Die andere Methode ist, man macht es sozialversicherungspflichtig. Dann darf man im Wettbewerb agieren. Dazu brauchen wir mehr Geld im Eingliederungstitel, das ist hier auch gesagt worden, und wir brauchen einen Passiv-Aktiv-Transfer, den es, Frau Demirel, nicht gibt, weil die Länder keine Gesetzgebungskompetenz haben und ihn schlichtweg nicht durchführen können. Es gibt ihn nicht in Baden-Württemberg, es gibt ihn nicht in NordrheinWestfalen, und es wird ihn auch nie in einem Bundesland geben, wenn der Bund das Gesetz nicht ändert. Das ist die Wahrheit.

(Beifall bei der SPD)

Aber wir sind dabei, den Bundesrat zu befassen und sowohl für die Frage der Zusätzlichkeit als auch für die Frage des Passiv-Aktiv-Transfers einen Gesetzgebungsvorschlag zu machen. Dazu brauchen wir aber die Zustimmung des Hauses Schäuble. Darum wollen wir uns bemühen, und vielleicht gibt es dafür auch Unterstützung aus diesem Haus, dass wir hier in der Großen Koalition ein Stück weit vorankommen. Ich finde, es wäre gut, wenn wir mehr für Langzeitarbeitslose tun könnten. – Herzlichen Dank.

(Beifall bei der SPD)

Wenn es jetzt keine weiteren Wortmeldungen gibt, fahren wir mit der Debatte zum Bereich Soziales und Integration fort, und auch hier beginnt Frau Dr. Föcking von der CDU-Fraktion.

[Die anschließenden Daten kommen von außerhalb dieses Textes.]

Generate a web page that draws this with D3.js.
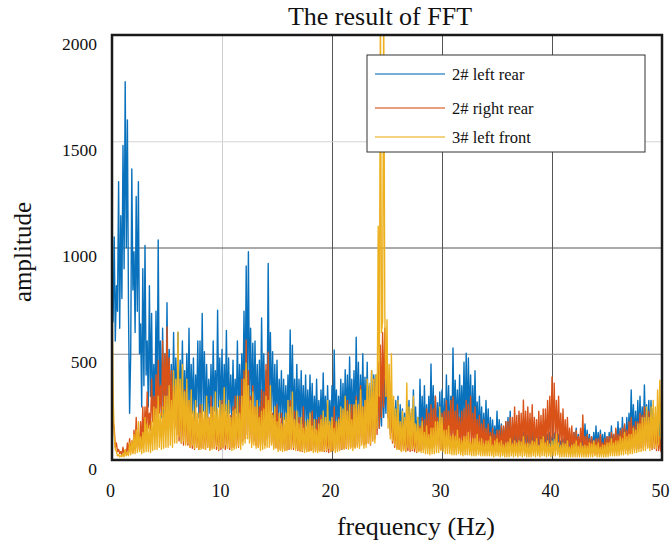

Meine Damen und Herren! Einzelplan 4, die zweite – ein Déjà-vu, ich weiß, aber so ist das halt heute. Der Haushalt der Sozialbehörde ist der größte Posten im Haushalt der Stadt Hamburg. Insgesamt sind Ausgaben in Höhe von fast 2,7 Milliarden Euro geplant. Der Sozialsenator wird nicht müde zu erklären, dass der größte Teil davon gesetzliche Leistungen sind – da könne man nicht viel machen.